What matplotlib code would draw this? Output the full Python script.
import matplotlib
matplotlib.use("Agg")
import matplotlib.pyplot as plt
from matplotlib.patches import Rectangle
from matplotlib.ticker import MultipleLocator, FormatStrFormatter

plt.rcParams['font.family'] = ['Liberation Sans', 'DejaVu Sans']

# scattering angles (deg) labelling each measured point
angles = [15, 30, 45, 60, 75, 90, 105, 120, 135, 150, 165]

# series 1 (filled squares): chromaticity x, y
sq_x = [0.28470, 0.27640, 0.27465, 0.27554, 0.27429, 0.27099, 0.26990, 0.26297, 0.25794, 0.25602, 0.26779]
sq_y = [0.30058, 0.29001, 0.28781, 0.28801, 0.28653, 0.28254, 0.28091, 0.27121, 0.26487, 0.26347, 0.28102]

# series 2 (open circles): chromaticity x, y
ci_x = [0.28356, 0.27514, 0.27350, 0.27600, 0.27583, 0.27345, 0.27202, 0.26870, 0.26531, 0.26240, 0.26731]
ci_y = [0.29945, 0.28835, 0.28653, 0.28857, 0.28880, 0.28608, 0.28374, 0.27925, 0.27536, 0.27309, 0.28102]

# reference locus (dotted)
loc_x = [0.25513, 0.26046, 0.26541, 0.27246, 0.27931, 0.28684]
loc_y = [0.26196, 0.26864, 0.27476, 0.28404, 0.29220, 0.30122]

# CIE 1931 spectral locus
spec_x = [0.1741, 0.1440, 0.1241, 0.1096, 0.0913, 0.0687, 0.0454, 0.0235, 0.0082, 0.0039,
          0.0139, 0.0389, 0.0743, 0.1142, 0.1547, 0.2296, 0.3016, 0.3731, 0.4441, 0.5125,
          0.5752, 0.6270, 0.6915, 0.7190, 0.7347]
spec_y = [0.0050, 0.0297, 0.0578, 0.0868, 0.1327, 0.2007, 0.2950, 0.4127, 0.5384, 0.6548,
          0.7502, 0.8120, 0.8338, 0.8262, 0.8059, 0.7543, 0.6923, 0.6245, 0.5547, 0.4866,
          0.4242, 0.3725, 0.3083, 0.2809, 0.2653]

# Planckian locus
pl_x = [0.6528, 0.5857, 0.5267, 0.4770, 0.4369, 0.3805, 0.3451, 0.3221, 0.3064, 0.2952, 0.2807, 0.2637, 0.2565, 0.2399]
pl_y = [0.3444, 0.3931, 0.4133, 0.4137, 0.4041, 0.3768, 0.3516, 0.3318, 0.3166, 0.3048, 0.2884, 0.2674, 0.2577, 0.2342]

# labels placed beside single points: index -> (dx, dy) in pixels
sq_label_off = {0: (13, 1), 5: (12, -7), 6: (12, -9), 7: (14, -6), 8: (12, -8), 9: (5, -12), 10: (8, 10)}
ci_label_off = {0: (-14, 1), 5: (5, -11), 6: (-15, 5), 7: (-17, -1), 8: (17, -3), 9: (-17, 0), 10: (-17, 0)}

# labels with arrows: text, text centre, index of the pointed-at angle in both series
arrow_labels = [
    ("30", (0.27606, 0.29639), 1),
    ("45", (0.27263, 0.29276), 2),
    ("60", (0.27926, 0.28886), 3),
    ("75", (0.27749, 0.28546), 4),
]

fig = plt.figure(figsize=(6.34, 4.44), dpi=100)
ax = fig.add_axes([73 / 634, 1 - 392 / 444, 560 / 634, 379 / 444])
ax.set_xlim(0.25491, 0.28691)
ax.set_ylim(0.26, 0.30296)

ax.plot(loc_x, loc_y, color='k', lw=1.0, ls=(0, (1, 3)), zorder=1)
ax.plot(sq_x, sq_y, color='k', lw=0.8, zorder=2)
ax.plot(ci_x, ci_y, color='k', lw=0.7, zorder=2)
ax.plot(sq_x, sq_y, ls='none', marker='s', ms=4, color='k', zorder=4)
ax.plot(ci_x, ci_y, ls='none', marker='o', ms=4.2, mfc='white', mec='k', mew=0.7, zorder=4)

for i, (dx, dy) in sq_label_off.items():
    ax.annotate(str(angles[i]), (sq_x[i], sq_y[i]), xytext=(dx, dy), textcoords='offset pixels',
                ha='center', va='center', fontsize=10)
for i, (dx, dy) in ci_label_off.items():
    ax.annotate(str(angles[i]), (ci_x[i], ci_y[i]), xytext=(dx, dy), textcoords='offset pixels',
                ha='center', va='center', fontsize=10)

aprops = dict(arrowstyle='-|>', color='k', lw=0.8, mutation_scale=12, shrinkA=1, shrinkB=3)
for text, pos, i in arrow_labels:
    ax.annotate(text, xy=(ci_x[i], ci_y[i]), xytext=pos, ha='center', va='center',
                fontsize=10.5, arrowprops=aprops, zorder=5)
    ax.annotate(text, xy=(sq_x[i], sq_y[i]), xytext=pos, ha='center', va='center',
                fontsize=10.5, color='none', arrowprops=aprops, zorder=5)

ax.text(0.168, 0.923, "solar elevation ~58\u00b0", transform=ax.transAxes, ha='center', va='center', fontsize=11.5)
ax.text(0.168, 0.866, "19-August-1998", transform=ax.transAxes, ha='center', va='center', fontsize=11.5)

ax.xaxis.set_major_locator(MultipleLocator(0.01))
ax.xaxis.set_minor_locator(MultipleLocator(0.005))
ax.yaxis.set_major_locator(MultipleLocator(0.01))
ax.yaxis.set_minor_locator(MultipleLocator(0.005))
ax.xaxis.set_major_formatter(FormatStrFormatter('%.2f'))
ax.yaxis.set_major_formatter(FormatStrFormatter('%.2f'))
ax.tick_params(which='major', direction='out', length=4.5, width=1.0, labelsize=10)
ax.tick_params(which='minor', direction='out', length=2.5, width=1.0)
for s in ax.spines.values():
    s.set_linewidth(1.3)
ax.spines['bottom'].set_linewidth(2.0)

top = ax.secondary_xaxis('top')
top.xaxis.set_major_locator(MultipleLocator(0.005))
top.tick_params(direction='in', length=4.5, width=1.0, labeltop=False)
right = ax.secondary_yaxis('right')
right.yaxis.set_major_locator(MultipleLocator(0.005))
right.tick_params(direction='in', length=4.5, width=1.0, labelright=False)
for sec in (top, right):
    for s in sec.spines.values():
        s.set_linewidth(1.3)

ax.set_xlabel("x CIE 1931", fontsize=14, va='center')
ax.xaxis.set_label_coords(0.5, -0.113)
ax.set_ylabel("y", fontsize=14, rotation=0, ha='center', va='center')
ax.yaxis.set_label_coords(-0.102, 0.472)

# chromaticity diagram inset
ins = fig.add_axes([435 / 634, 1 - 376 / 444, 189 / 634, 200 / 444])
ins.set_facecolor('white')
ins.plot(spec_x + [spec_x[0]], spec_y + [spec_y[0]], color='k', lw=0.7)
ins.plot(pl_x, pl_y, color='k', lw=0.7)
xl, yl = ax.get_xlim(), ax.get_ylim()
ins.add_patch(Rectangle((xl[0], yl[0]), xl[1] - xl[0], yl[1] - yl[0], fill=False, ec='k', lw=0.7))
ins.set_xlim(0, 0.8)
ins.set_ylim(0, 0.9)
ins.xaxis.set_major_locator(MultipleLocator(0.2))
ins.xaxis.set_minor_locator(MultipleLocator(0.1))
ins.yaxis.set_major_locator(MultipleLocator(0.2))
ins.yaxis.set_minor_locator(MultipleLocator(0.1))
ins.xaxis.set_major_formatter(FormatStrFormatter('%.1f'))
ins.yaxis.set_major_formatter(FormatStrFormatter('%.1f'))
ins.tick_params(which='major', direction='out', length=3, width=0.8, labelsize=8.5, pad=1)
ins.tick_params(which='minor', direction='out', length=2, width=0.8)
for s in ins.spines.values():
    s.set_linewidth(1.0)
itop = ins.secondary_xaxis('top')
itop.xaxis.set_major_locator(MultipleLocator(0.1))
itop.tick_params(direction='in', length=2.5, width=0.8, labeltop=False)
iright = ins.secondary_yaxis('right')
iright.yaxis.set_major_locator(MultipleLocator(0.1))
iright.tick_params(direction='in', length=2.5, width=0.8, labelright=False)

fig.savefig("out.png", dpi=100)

---

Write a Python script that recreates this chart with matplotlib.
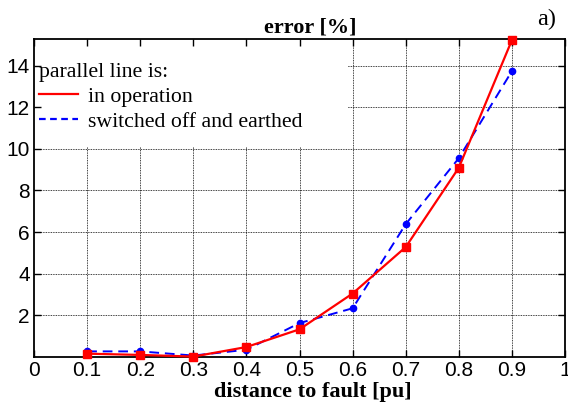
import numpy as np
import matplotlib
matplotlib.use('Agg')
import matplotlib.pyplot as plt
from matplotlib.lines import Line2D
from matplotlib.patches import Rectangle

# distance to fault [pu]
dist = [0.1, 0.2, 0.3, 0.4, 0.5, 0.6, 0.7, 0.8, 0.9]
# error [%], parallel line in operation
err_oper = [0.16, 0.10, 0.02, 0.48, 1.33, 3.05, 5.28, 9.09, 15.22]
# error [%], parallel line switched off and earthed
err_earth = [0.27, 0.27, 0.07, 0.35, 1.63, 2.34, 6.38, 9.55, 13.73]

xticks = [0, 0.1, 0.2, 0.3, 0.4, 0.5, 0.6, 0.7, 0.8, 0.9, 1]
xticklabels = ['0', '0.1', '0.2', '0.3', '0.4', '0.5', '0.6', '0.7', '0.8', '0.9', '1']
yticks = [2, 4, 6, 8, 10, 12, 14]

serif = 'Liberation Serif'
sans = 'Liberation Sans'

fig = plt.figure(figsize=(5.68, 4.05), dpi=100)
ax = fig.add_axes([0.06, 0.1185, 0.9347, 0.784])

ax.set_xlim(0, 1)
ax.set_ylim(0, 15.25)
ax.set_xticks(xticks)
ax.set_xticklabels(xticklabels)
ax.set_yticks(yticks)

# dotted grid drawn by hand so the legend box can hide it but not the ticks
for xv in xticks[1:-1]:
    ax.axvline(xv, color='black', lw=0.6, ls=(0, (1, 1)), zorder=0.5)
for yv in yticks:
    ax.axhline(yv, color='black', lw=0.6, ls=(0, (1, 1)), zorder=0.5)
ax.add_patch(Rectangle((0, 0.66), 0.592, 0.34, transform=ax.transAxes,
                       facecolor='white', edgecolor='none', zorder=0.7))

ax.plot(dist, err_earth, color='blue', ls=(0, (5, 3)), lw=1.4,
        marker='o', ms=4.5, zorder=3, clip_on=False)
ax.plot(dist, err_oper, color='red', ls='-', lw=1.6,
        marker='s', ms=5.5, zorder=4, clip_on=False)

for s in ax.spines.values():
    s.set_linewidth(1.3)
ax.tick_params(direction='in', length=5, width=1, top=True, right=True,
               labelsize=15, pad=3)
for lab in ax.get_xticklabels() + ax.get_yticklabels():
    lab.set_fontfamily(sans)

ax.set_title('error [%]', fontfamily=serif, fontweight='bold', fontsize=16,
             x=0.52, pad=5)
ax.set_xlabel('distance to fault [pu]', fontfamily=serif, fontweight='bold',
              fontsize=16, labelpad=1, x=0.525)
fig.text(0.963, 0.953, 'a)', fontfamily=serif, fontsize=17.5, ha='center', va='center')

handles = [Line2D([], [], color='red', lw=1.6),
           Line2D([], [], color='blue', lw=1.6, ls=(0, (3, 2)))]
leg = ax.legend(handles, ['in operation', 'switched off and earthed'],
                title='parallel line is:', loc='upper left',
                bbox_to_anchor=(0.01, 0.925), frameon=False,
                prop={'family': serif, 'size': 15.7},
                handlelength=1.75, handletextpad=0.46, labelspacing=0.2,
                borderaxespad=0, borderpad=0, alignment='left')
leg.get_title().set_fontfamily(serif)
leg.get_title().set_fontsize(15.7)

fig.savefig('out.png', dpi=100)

# TASK GOAL
Using the entries above, extract exactly the lines from the one that contains "Write a Python" through the one that contains "marker='s', ms=5.5, zorder=4, clip_on=False)". Do not carry over any pictures.

# RESULT OF THE EXERCISE
Write a Python script that recreates this chart with matplotlib.
import numpy as np
import matplotlib
matplotlib.use('Agg')
import matplotlib.pyplot as plt
from matplotlib.lines import Line2D
from matplotlib.patches import Rectangle

# distance to fault [pu]
dist = [0.1, 0.2, 0.3, 0.4, 0.5, 0.6, 0.7, 0.8, 0.9]
# error [%], parallel line in operation
err_oper = [0.16, 0.10, 0.02, 0.48, 1.33, 3.05, 5.28, 9.09, 15.22]
# error [%], parallel line switched off and earthed
err_earth = [0.27, 0.27, 0.07, 0.35, 1.63, 2.34, 6.38, 9.55, 13.73]

xticks = [0, 0.1, 0.2, 0.3, 0.4, 0.5, 0.6, 0.7, 0.8, 0.9, 1]
xticklabels = ['0', '0.1', '0.2', '0.3', '0.4', '0.5', '0.6', '0.7', '0.8', '0.9', '1']
yticks = [2, 4, 6, 8, 10, 12, 14]

serif = 'Liberation Serif'
sans = 'Liberation Sans'

fig = plt.figure(figsize=(5.68, 4.05), dpi=100)
ax = fig.add_axes([0.06, 0.1185, 0.9347, 0.784])

ax.set_xlim(0, 1)
ax.set_ylim(0, 15.25)
ax.set_xticks(xticks)
ax.set_xticklabels(xticklabels)
ax.set_yticks(yticks)

# dotted grid drawn by hand so the legend box can hide it but not the ticks
for xv in xticks[1:-1]:
    ax.axvline(xv, color='black', lw=0.6, ls=(0, (1, 1)), zorder=0.5)
for yv in yticks:
    ax.axhline(yv, color='black', lw=0.6, ls=(0, (1, 1)), zorder=0.5)
ax.add_patch(Rectangle((0, 0.66), 0.592, 0.34, transform=ax.transAxes,
                       facecolor='white', edgecolor='none', zorder=0.7))

ax.plot(dist, err_earth, color='blue', ls=(0, (5, 3)), lw=1.4,
        marker='o', ms=4.5, zorder=3, clip_on=False)
ax.plot(dist, err_oper, color='red', ls='-', lw=1.6,
        marker='s', ms=5.5, zorder=4, clip_on=False)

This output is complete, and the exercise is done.